What to look for in a new TV


It’s vacation time for the kids, and with the ongoing IPL matches, and even the upcoming FIFA World Cup, you’re probably in the market for a new television set. Well, here’s a quick primer to help you buy one that’s just right for you…

The quick-fix rule to decide the size of the TV to buy:
Distance (in inches) from TV to your eyes ÷ 1.6 = Optimum diagonal length of TV. You can fiddle around with this equation a bit, but more than anything else, the size should just be the largest you can afford. It’s that simple. More here…..

The panel to select for your TV is a different matter: In India, dust becomes a big factor in how long a TV will last. Because of this, look for either IPS panels or glass-coated VA panels. The easiest way to test the screen? Lightly tap on it with your knuckle. If it makes a sound like glass, that’s what you should buy. But if there’s a water-like ripple on the panel, avoid it.

The jargon in LED, LCD and Plasma can get confusing, especially with manufacturers using proprietary terms like “LED+” and “SuperLED”. Here’s what you need to know: Unless you are buying a TV that costs 1.5 lakh or more, you aren’t going to get a full-array LED or a “true LED” screen. For anything below that, there isn’t going to be a very big difference between LED, LCD and Plasma as there’s a lot more to display technology that determines how good your pictures will look.
Plasma televisions will give you better black levels, but they also cost a lot to repair, so you may want to look at LCD or LED instead. From these two, buy whatever looks best to your eye.

At anything below 46 inches, it’s difficult to tell an HD TV apart from a Full HD TV unless you are watching a Blu-ray movie at a distance of less than eight feet. If that’s your seating arrangement and viewing style, then Full HD would be worth it. For anything else, an HD TV (usually called HD-ready) is going to be quite all right. That said, if you arechoosing between two TVs and one is HD while the other is Full HD, opt for the latter.

HDMI ports are important as it is fast becoming the standard for connecting a device to your screen. Ideally, look for something with three HDMI ports, but don’t settle for anything less than two ports.
If your budget permits it, definitely go for a smart TV with built-in Wi-Fi. Right now, the use of this is limited because there aren’t enough apps and services in India. But if your TV is a long-term purchase, you will be glad you bought one with Wi-Fi and a smart UI. In the next five years, expect to see plenty of internet streaming services, as well as social network integration. In fact, at prices of 30,000 and upwards, you definitely should go for a smart TV.
Wi-Di, or Wi-Fi Direct, is another standard that is helpful to have in terms of future compatibility since your next smartphone might be able to share content with your TV seamlessly using this technology.

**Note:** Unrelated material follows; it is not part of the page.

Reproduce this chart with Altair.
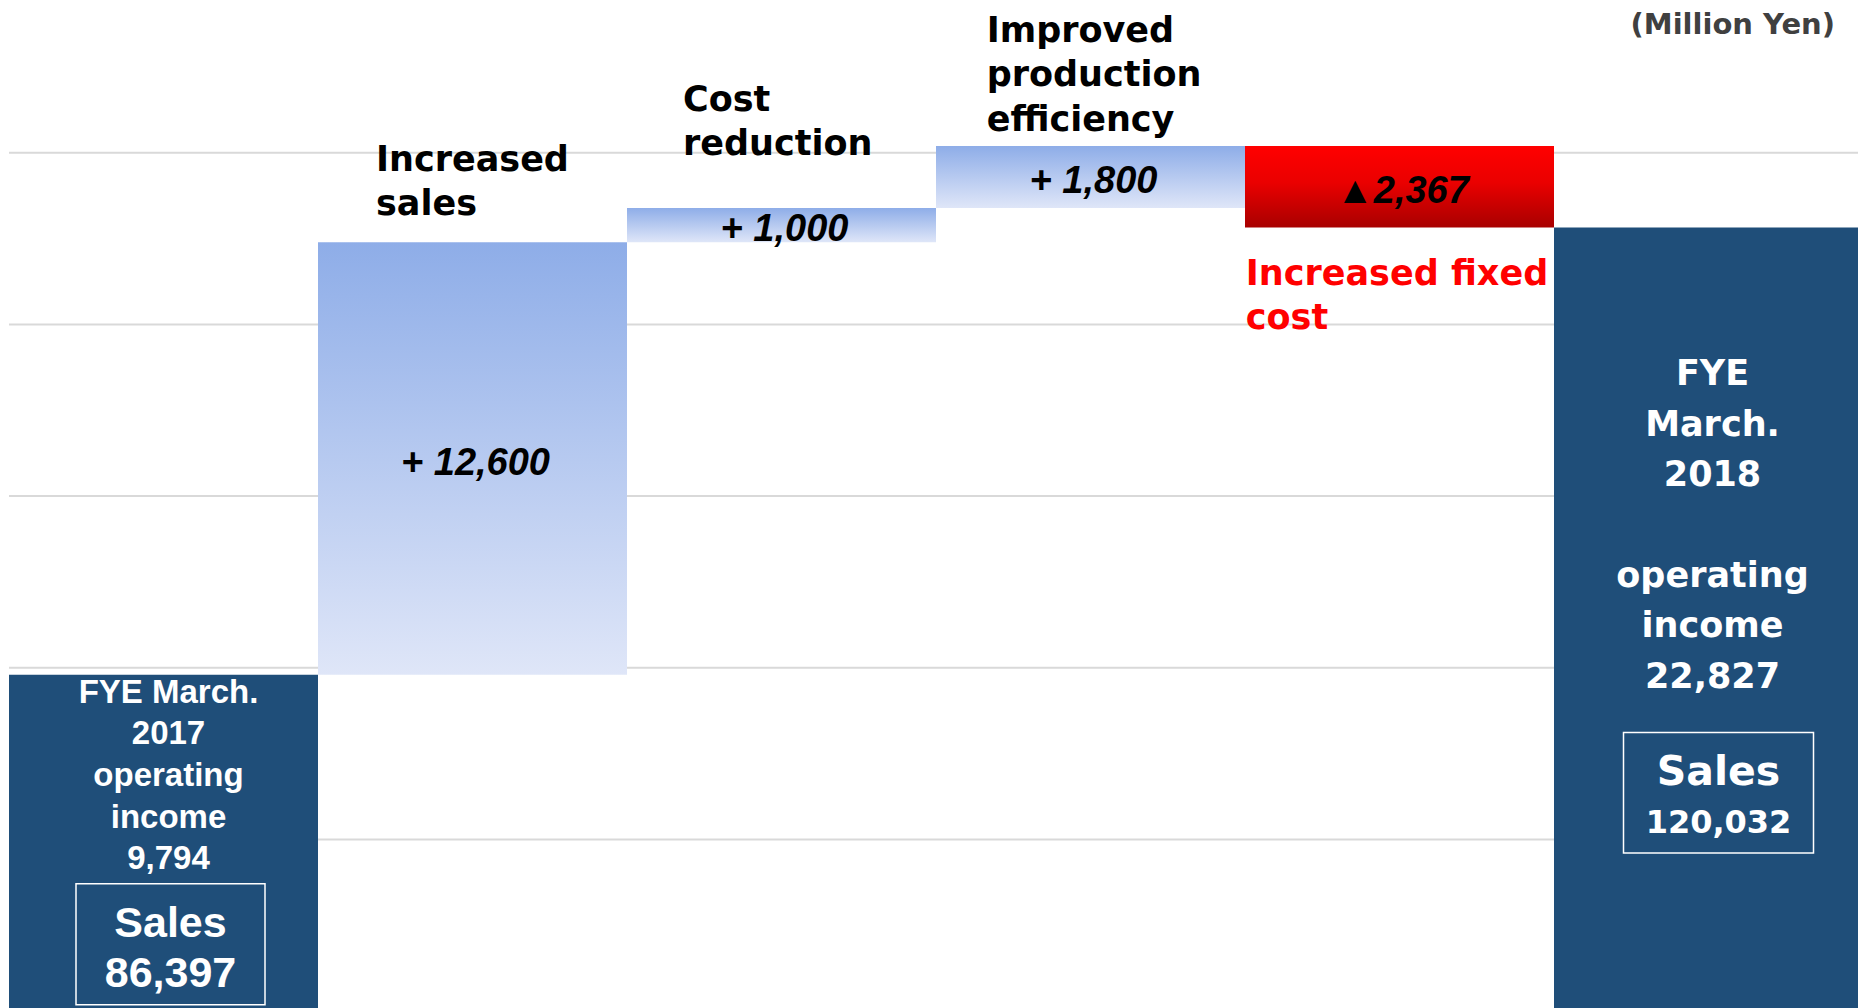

Just because your TV has a USB port does not mean it will play every movie file you throw at it. Different models support different formats. For instance, at around the 15,000 price point, most TVs don’t support movie files. In the 20,000-25,000 range, you will get TVs that play back DivX video only (AVI files). But for compatibility with the widest range of file formats, look for TVs that support “DivX HD” – this will usually mean it supports AVI, MKV, MP4 and several other video formats. The best bet, of course, is to ask the salesman, and if possible, test the TV with a pen drive that’s filled with different file formats.
If you plan to use a portable hard drive with your TV, make sure the model supports the size of your disk. In budgets under 25,000, you will only get sets that support 250-320GB drives or external hard drives with their own power supply. Again, the easiest way is to go to the showroom with your hard drive and test that it works on the TV before you buy. Effort? Yes, but remember this is a five-year purchase or longer.

Passive 3D TVs are sold by LG and are more practical for casual viewing. The 3D glasses cost about 400, so you can buy many of them and call friends over. Also, most of the 3D content you get, like live sports, is made for such passive 3D. Plus, the glasses are light and don’t need batteries, adding to their convenience.
Active 3D TVs are sold by Samsung, Sony and a few others and are better suited for film buffs with a collection of the latest 3D Blu-ray discs – but know that it comes at a price as each pair of glasses cost 2,000 or more and needs to be recharged. That said, it’s best to check both 3D technologies to decide on what suits your budget and your viewing habits.

You can avail of extended warranty from the manufacturer, but the price varies depending on the store you buy it from. The extended warranty always boosts your default one-year warranty to three years. Big retail outlets charge 1,800-2,000 for TVs up to 45,000; 3,000-3,500 for TVs up to 70,000; and 5,000-7,000 for TVs above 70,000. If you are buying directly from a company’s showroom or factory outlet, then the price of extended warranty drops by about 10-15%. But no matter what, it makes sense to get this extended warranty as it’s a small premium for a lot of extra protection.